Michel Crozier, qui vient de s’éteindre à Paris, accompagne l’histoire d’Esprit tout au long des décennies 1950 et 1960, lorsque la revue s’engage dans la modernisation française. Sa première collaboration date de 1952, à l’occasion d’un numéro spécial sur la gauche américaine préparé avec Jean-Marie Domenach. Il plaide alors pour un Labor Party à la gauche du parti démocrate. C’est par Georges Friedmann qu’il est associé à l’Institut des sciences sociales du travail, où il participe aux missions de productivité à travers lesquelles il s’initie aux méthodes d’enquête et d’intervention fondées sur la psychologie sociale. C’est dans ce milieu que prend naissance, en 1959, Sociologie du travail, dont il est l’un des quatre fondateurs avec Jean-Daniel Reynaud, Alain Touraine et Jean-René Tréanton. Ces jeunes sociologues trentenaires savent ce qu’ils refusent : l’emprise du parti communiste sur l’analyse sociale et le formalisme un peu vide de la sociologie universitaire. Ils entendent développer une sociologie professionnalisée en prise sur la société. Tous partagent un même souci d’ouverture internationale. C’est dans le contexte de cette jeune sociologie en mouvement que Michel Crozier développe ses premiers travaux.

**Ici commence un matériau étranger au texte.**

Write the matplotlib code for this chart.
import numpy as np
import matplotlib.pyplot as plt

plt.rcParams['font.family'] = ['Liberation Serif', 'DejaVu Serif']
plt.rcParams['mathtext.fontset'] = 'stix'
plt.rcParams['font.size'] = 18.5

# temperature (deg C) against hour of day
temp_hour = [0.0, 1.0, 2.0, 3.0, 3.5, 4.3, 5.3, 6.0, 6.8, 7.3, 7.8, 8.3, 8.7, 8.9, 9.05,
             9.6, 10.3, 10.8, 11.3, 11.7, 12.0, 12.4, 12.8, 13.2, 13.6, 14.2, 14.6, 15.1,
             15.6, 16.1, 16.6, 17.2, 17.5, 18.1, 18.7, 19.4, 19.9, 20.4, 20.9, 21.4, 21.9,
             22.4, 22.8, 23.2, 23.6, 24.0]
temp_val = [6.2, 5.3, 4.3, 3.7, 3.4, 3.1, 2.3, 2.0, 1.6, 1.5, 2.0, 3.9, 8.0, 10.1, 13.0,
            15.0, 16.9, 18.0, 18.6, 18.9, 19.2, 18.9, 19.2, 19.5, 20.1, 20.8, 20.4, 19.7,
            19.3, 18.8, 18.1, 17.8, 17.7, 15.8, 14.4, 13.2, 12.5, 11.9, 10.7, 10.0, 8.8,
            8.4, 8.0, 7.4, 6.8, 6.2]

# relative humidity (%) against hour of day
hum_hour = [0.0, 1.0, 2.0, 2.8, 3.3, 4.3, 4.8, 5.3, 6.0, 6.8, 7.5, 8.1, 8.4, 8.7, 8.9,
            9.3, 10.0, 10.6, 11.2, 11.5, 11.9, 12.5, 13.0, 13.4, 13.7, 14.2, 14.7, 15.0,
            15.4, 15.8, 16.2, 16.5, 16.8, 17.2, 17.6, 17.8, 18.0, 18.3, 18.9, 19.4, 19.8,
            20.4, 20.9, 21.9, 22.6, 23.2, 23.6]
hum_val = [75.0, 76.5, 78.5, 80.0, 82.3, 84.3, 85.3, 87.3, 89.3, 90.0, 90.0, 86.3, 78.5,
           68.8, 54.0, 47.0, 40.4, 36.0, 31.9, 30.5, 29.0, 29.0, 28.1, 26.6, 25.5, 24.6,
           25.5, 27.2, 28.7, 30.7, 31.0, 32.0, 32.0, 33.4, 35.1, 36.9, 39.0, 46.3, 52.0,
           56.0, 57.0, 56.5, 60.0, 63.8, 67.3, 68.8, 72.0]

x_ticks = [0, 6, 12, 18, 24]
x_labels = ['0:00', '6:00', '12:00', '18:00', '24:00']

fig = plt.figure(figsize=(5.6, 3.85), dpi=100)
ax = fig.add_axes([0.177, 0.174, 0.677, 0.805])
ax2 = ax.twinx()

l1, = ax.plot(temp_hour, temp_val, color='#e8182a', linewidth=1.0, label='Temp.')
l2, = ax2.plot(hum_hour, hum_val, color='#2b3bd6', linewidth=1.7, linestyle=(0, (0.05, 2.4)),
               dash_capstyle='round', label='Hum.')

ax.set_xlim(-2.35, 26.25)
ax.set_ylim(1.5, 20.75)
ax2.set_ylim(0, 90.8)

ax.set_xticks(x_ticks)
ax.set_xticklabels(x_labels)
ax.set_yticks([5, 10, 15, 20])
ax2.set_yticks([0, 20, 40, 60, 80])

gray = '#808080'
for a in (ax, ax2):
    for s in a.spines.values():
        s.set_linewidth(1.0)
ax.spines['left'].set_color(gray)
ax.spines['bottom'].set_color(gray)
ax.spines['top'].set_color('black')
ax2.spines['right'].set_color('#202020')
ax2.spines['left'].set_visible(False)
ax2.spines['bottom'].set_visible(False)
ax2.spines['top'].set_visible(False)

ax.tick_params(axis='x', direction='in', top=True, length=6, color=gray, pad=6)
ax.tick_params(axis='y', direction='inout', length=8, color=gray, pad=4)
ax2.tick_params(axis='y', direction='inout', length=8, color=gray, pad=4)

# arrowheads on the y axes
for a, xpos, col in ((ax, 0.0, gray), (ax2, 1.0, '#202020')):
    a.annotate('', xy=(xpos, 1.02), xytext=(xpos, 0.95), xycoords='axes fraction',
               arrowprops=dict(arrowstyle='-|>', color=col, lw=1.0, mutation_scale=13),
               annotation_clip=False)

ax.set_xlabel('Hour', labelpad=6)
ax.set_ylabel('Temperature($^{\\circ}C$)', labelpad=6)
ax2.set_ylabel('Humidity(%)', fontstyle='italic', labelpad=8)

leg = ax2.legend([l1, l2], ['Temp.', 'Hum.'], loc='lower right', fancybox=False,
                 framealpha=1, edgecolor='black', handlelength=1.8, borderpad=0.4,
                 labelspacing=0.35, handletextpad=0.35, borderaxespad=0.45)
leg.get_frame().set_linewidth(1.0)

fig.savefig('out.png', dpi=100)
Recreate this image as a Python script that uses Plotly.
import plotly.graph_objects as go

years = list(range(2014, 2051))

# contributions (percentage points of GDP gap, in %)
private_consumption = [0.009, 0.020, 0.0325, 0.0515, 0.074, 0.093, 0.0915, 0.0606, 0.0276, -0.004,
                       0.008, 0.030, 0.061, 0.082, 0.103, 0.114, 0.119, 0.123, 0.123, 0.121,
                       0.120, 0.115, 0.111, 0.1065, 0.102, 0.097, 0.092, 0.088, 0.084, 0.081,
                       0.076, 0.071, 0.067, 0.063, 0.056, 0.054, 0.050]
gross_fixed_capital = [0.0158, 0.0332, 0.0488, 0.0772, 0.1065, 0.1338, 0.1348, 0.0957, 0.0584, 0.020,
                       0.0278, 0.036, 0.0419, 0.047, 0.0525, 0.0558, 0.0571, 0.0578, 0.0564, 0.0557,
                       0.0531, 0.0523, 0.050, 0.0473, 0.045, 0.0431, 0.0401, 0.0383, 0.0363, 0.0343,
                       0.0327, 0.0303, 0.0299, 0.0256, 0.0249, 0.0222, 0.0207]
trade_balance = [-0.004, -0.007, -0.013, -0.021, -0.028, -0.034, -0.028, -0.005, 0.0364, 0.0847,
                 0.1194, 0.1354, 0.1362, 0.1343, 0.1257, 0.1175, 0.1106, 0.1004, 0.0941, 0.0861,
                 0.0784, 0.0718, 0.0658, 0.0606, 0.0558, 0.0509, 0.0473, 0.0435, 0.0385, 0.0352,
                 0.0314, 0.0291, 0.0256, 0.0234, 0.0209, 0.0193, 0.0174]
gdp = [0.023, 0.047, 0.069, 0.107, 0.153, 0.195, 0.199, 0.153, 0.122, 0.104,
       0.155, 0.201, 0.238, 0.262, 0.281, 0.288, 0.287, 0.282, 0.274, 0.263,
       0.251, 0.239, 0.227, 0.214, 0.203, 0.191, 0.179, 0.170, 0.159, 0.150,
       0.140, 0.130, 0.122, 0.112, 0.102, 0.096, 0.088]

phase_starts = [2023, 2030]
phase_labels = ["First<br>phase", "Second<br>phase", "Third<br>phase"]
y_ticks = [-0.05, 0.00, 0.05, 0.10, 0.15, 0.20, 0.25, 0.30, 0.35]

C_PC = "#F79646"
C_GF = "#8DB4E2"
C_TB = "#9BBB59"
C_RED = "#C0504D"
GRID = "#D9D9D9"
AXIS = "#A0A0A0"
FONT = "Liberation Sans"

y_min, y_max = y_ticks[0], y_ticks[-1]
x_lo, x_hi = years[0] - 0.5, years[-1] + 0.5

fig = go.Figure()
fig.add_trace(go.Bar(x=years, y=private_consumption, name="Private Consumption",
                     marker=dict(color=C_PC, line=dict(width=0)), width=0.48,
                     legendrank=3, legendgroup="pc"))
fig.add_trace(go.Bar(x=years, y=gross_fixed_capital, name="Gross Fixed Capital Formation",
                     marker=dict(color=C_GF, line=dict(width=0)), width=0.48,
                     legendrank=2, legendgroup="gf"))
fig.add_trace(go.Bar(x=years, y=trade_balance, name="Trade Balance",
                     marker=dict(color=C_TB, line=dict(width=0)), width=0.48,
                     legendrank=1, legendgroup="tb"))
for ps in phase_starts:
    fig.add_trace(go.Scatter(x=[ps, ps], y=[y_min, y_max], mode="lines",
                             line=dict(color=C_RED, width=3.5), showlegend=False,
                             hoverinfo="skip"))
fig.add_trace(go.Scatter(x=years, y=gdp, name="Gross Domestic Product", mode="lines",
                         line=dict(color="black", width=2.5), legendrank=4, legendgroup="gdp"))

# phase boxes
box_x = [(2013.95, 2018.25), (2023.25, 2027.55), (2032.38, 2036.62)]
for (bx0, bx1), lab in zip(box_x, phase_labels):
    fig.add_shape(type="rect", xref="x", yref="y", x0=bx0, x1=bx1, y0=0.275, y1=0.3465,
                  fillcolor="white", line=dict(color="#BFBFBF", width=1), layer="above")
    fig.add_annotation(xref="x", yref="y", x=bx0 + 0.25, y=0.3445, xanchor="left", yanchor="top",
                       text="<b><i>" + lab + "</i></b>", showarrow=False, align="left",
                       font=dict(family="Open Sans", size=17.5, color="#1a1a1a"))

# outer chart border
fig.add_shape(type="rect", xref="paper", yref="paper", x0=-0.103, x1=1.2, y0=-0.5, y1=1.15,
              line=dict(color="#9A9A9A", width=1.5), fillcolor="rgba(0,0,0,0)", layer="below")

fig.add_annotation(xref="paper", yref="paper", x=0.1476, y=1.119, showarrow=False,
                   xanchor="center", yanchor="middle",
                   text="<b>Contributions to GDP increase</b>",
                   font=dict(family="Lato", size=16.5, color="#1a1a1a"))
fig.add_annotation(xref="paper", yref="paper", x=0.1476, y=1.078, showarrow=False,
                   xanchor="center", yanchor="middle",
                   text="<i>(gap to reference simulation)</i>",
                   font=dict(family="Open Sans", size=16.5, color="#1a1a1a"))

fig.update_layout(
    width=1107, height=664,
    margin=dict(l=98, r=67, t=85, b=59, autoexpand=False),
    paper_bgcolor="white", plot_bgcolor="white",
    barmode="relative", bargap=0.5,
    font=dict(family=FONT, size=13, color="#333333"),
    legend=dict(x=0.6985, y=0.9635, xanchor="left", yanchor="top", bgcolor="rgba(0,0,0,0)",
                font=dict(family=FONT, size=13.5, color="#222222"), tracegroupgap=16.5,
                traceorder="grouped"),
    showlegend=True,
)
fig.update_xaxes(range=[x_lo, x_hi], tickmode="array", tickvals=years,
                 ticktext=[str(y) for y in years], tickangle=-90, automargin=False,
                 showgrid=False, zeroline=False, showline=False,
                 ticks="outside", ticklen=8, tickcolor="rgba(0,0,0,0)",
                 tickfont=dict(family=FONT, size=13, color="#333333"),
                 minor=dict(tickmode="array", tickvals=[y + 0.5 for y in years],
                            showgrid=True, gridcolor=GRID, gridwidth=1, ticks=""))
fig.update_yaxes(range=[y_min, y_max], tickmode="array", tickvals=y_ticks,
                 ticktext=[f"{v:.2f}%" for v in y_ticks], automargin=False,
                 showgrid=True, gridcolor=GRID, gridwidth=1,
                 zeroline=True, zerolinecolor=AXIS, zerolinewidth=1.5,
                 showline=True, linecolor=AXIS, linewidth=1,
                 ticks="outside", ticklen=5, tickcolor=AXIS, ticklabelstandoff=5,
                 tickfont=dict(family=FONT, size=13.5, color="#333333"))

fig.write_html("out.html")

Entre la France et les États-Unis

Parallèlement à ce déploiement professionnel, son intégration à Esprit se renforce. Esprit représente pour lui un milieu intellectuel et des amitiés. L’arrivée de Jean-Marie Domenach à la direction de la revue resserre encore ces liens. Il collabore au numéro inaugural d’une nouvelle série, « La France des Français » (décembre 1957) avec un article, « France, terre de commandement », qui constitue, dès lors, la matrice de ses interventions dans l’espace public. Plus encore : près de la moitié des auteurs de « La France des Français », Jean-Marie Domenach, Georges Suffert, Jean Ripert, Olivier Chevrillon, Stanley Hoffmann, vont devenir pour lui des partenaires intellectuels et amicaux pendant de très nombreuses années.

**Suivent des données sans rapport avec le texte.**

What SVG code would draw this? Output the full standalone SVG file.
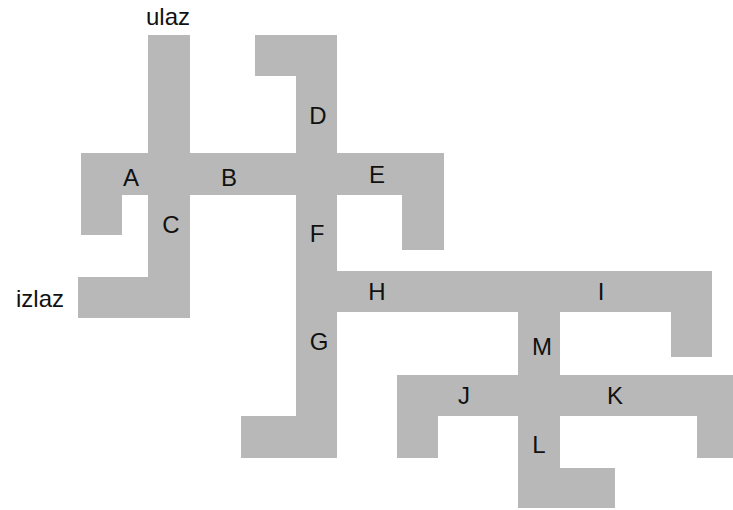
<svg xmlns="http://www.w3.org/2000/svg" width="733" height="510" viewBox="0 0 733 510">
<style>
.c{fill:#b8b8b8;stroke:none}
.t{font-family:"Liberation Sans",Arial,sans-serif;font-size:24px;fill:#111;text-anchor:middle}
</style>
<rect width="733" height="510" fill="#fff"/>
<g id="maze">
<g id="ulaz"><rect class="c" x="148" y="35" width="42" height="120"/><text class="t" x="168" y="25">ulaz</text></g>
<g id="A"><rect class="c" x="81" y="153" width="69" height="42"/><rect class="c" x="81" y="193" width="41" height="42"/><text class="t" x="131" y="186">A</text></g>
<g id="B"><rect class="c" x="188" y="153" width="110" height="42"/><text class="t" x="229" y="186">B</text></g>
<g id="C"><rect class="c" x="148" y="153" width="42" height="165"/><rect class="c" x="78" y="277" width="72" height="41"/><text class="t" x="171" y="233">C</text></g>
<g id="izlaz"><text class="t" x="40" y="307">izlaz</text></g>
<g id="D"><rect class="c" x="296" y="35" width="41" height="120"/><rect class="c" x="255" y="35" width="43" height="41"/><text class="t" x="318" y="124">D</text></g>
<g id="E"><rect class="c" x="335" y="153" width="109" height="42"/><rect class="c" x="402" y="193" width="42" height="57"/><text class="t" x="377" y="183">E</text></g>
<g id="F"><rect class="c" x="296" y="153" width="41" height="120"/><text class="t" x="317" y="242">F</text></g>
<g id="G"><rect class="c" x="296" y="271" width="41" height="187"/><rect class="c" x="241" y="416" width="57" height="42"/><text class="t" x="319" y="350">G</text></g>
<g id="H"><rect class="c" x="335" y="271" width="185" height="41"/><text class="t" x="377" y="300">H</text></g>
<g id="I"><rect class="c" x="518" y="271" width="194" height="41"/><rect class="c" x="671" y="310" width="41" height="47"/><text class="t" x="601" y="300">I</text></g>
<g id="M"><rect class="c" x="518" y="310" width="42" height="67"/><text class="t" x="542" y="355">M</text></g>
<g id="J"><rect class="c" x="397" y="375" width="123" height="41"/><rect class="c" x="397" y="414" width="41" height="44"/><text class="t" x="464" y="404">J</text></g>
<g id="K"><rect class="c" x="558" y="375" width="175" height="41"/><rect class="c" x="697" y="414" width="36" height="44"/><text class="t" x="615" y="404">K</text></g>
<g id="L"><rect class="c" x="518" y="375" width="42" height="133"/><rect class="c" x="558" y="468" width="57" height="40"/><text class="t" x="539" y="453">L</text></g>
</g>
<g id="connectors"></g>
</svg>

À la même époque, il fait la connaissance de Daniel Bell, personnage clef de son itinéraire. En effet, en marge de son rôle d’animateur d’un programme de séminaires pour lequel il est venu passer deux ans à Paris, Bell cherchait à repérer les jeunes talents susceptibles d’être des relais pour les intellectuels liberal américains en Europe. Jeune marxiste hétérodoxe ayant migré vers la sociologie (tout comme Bell lui-même), auteur d’un livre sur les syndicats américains, chercheur au sein d’un nouvel institut consacré à l’étude du travail et des relations industrielles, Crozier avait le profil du candidat idéal. Bell l’invite à un séminaire international sur la participation ouvrière à la gestion où il présente une communication sur le syndicalisme français à travers une approche personnelle ambitieuse : comparatisme franco-américain, saisie des relations sociales à l’aune de la communication et de l’influence, recours à la culture nationale en dernière instance. Cette dernière fournit la clef de voûte de son interprétation : pour des raisons psychologiques profondes, écrit-il, il est impossible pour les Français d’affronter le rapport d’autorité en face à face. Il leur faut faire appel en permanence à un tiers, et ce tiers c’est l’État. Toute la charpente du Phénomène bureaucratique1 est déjà là. Et Bell, une fois de plus, lui offre le moyen de franchir un pas supplémentaire en le faisant inviter pour un an au Center for Advanced Studies in the Behavioral Sciences en Californie.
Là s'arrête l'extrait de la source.